But you should make that landing page more friendly, right now it's a like a
shy kid in the corner. Nice & interesting once you read into that person, but
not to enticing on the surface.

Add some bigger/bolder text to emphasize your value proposition. As well as
pictures/videos of actual use.

------
tortilla
1) Name is horrible. Srsly. :)

2) You should show screenshots at a minimum. Also show the final
product/output. Maybe a sample Business Plan pdf to download.

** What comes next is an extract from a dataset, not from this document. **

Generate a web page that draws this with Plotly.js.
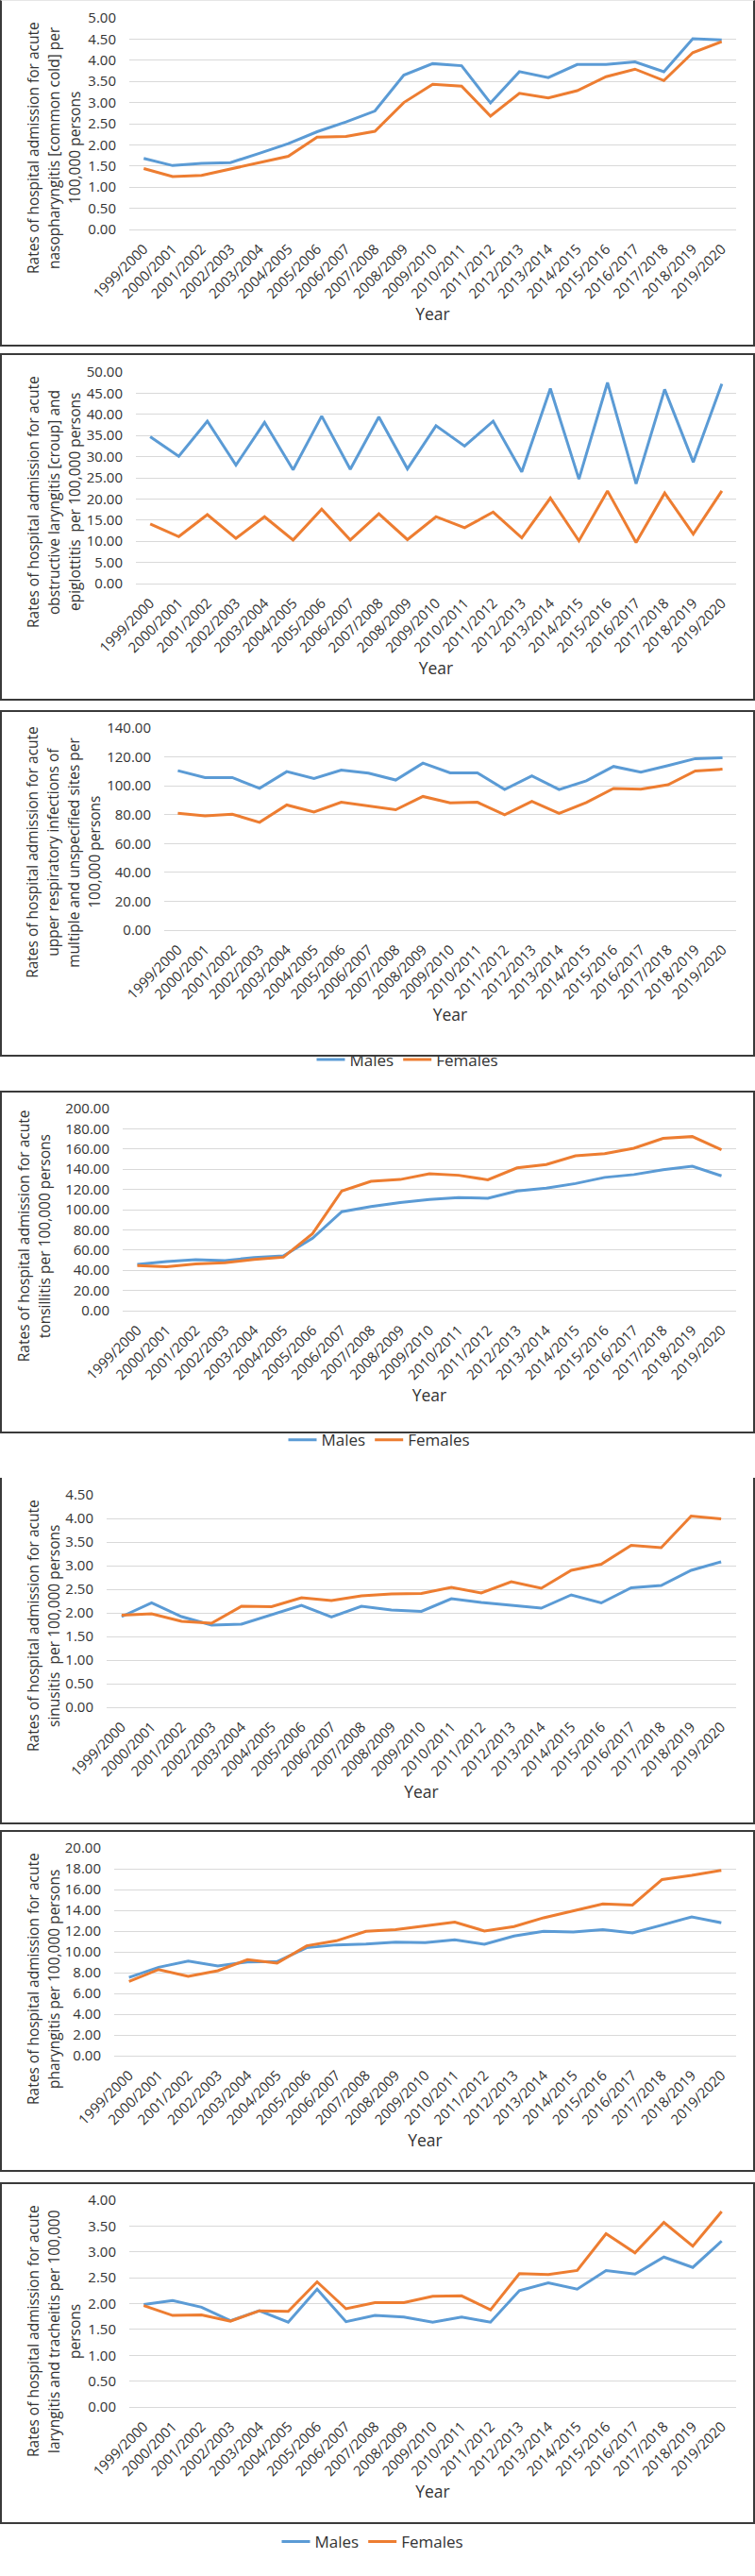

3) Site looks like a blog not a web app.

4) Slogan is kinda wrong: Because Business Plans Are Hard. -> What are you
doing to solve this? Would be like Basecamp saying: Because Online Project
Management is Hard.

------
matthewer
I really do want to see what I am getting involved with. A visual example that
walks me through the process.

------
antiismist
... or you could write the plan out as plain text (i.e. the hard part of
coming up with the plan is coming up with the plan, not formatting it):

<http://www.paulgraham.com/vwplan.html>

------
mooders
Thanks to everyone for the comments.

I have taken the site down for a few days whilst I implement some of the good
ideas here.

Be back soon with v2.0!

Cheers once again.

------
vaksel
on top of what everyone said(horrible name, no screenshots, looks too much
like a blog), the theme is just plain horrible, puke green isn't exactly a
great color, and you made it so light, that it actually hurts your eyes to
look at it